Reskilling the Sales Force
Many of the organizations recognized that their current sales force would be unable to support the sales strategies being deployed. As a result, many organizations in the study had gone through vast changes in personnel (especially those that were involved in mergers). Therefore, even in a job market that favored employers, managers and directors were still very concerned over the ability to attract and retain talent that was capable of delivering on a consultative sale.
Although the skills being focused on were not new, there were now new and much higher levels of expectation in place than there had been in the past. It was no longer enough to have product knowledge, salespeople needed business acumen, industry expertise, and in-depth customer insight. They no longer needed only to be able to communicate product benefits, they needed to communicate (and even calculate) value. There was also growing interest in the idea of emotional intelligence as a precursor to sales success. Some looked at this as a selection issue (looking for salespeople with innate skills); others saw this as an awareness and development issue. Regardless of the skill set desired, obtaining it required a complete approach, starting with sales strategy and moving through assessment, performance management training, support systems, and more.

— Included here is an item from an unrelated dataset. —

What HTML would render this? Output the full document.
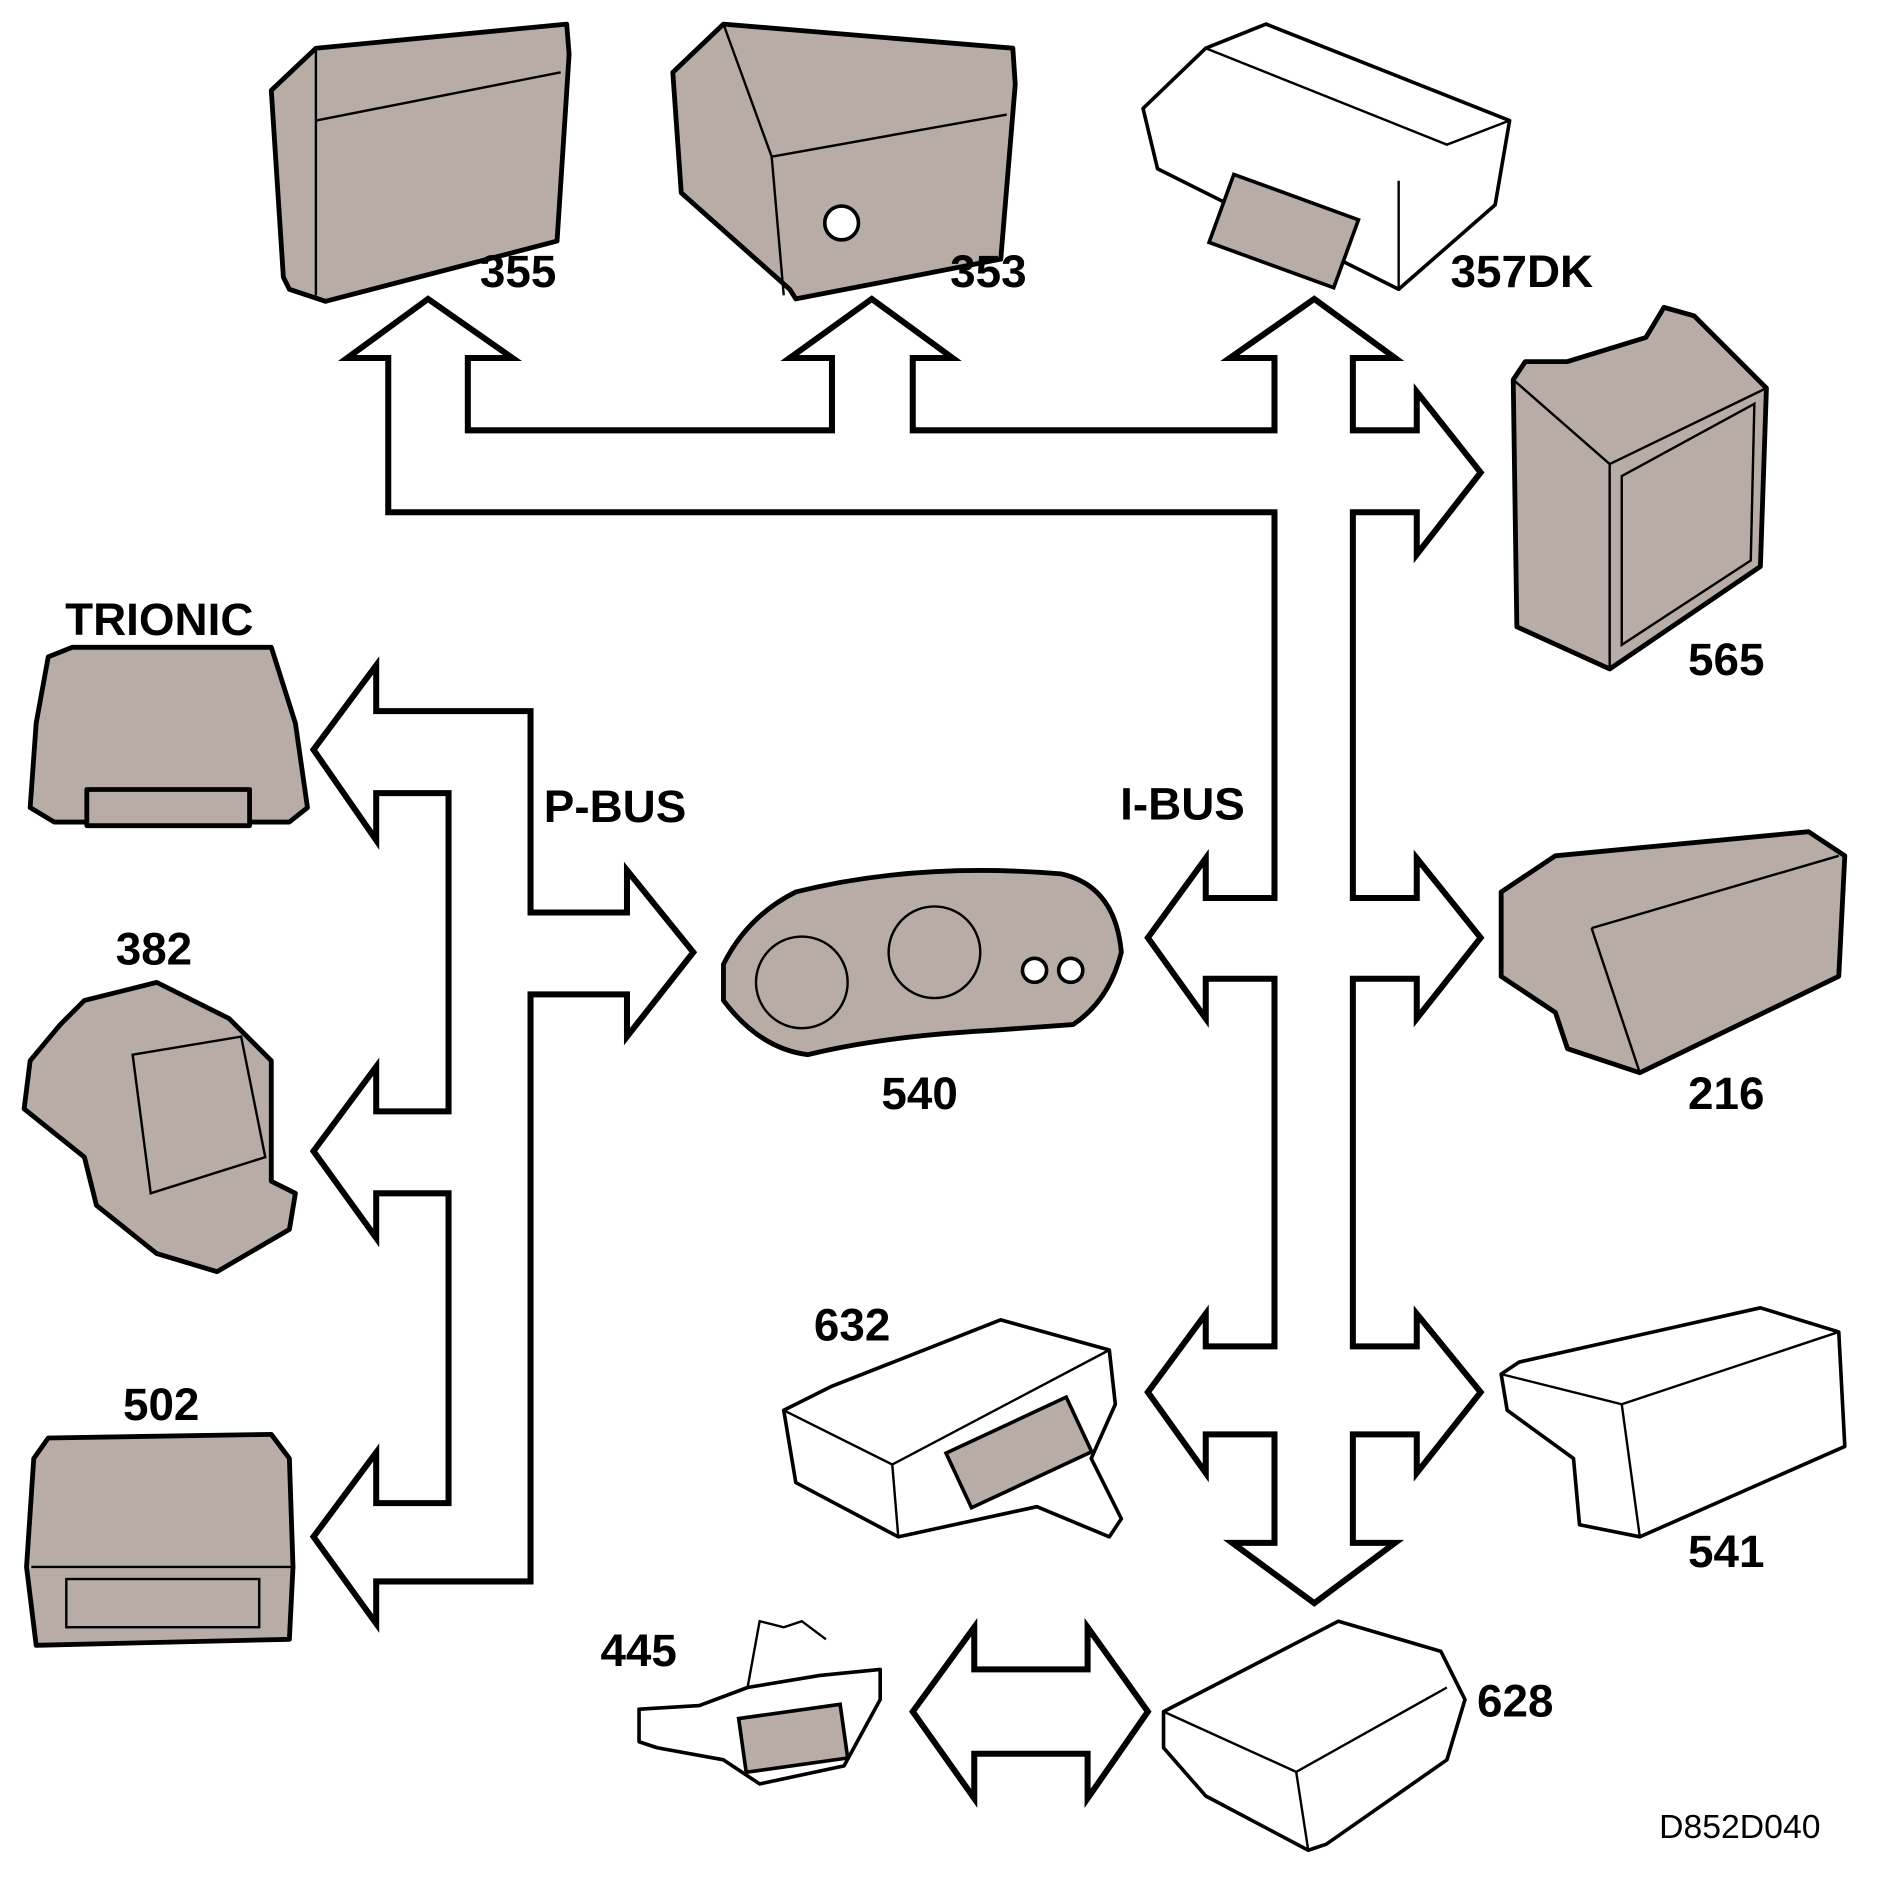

Redefining Sales Management
Organizations recognized that they were putting more demands on sales managers than they had in the past, and some were trying to find ways to better support them. Managers were now much more responsible for business decisions (à la general managers), resource management across a variety of organizations and channels, and influencing capabilities. That being said, there was still no consensus on the way to support and develop management, however. Managers were still most commonly promoted based on selling ability rather than managerial ability; development was handled by a disconnected human resources department instead of the sales training department. As a result, there is a high level of inconsistency among sales managers in the organizations (in terms of processes, decision criteria, success, etc.) and the organizations interviewed felt that there was still a lot to be done in this area.
Creating a Sales Culture
Many of the organizations we spoke with were focusing on the idea of proactively creating and maintaining a sales culture. This was usually a function of trying to integrate teams of people from different parts of a merged organization and to support frequent restructuring initiatives. Some organizations were very focused on using their culture as an important element of their brand and as a recruiting and retention tool for both sales professionals and customers.